It has been my contention that no world-view, whether theistic or non, can skate on this issue. No philosophy, no theology, has integrity if it ignores this elephant in the room, the problem posed by suffering and evil. Today, as I view dump trucks discharging their faceless, nameless loads into mass graves, I am sometimes amazed at the indifference of some believers who claim this huge affront to faith does not faze them. The comment threads on this site are littered with such cavalier dismissals. Many other believers are guilty of a greater atrocity, blaming the victims of tragic disasters for exciting the Posieden-like anger of a vindictive God. Still others take the easier hand-in-the-sand mentality: what I don’t think about can’t threaten me!
Lisa Miller, Religion Editor at Newsweek, commenting on the suffering in Haiti, has raised the question again in her column, Why God Hates Haiti, The frustrating theology of suffering. Read it. Ask the hard questions.

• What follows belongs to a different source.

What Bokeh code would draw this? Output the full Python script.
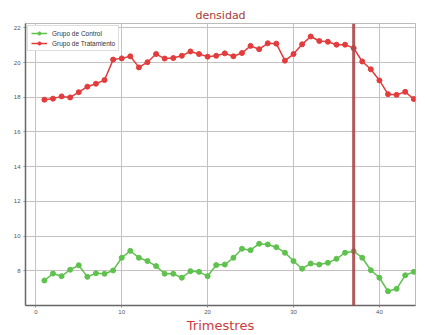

Some Christians react defensively when I call them to consider the problem of evil. They perceive me as attacking their faith. Of course, they are correct. A faith which does not take into account the horrors of evil and suffering ought to be attacked. But my purpose is never to destroy faith. Rather, I seek to build faith that is rational, robust, reality-based. Arriving at such a faith may involve a good deal of illusion dismantling. Is it worth the risk? For some, such an examination may result in the complete crumbling of faith, as it did for Bart Ehrman. It is my experience, however, that most Christians who engage is this perilous work of critical thinking, asking the hard questions, emerge on the other side with a faith that is more vibrant, more reliable, more defensible. For me, it is the only kind of faith worth possessing.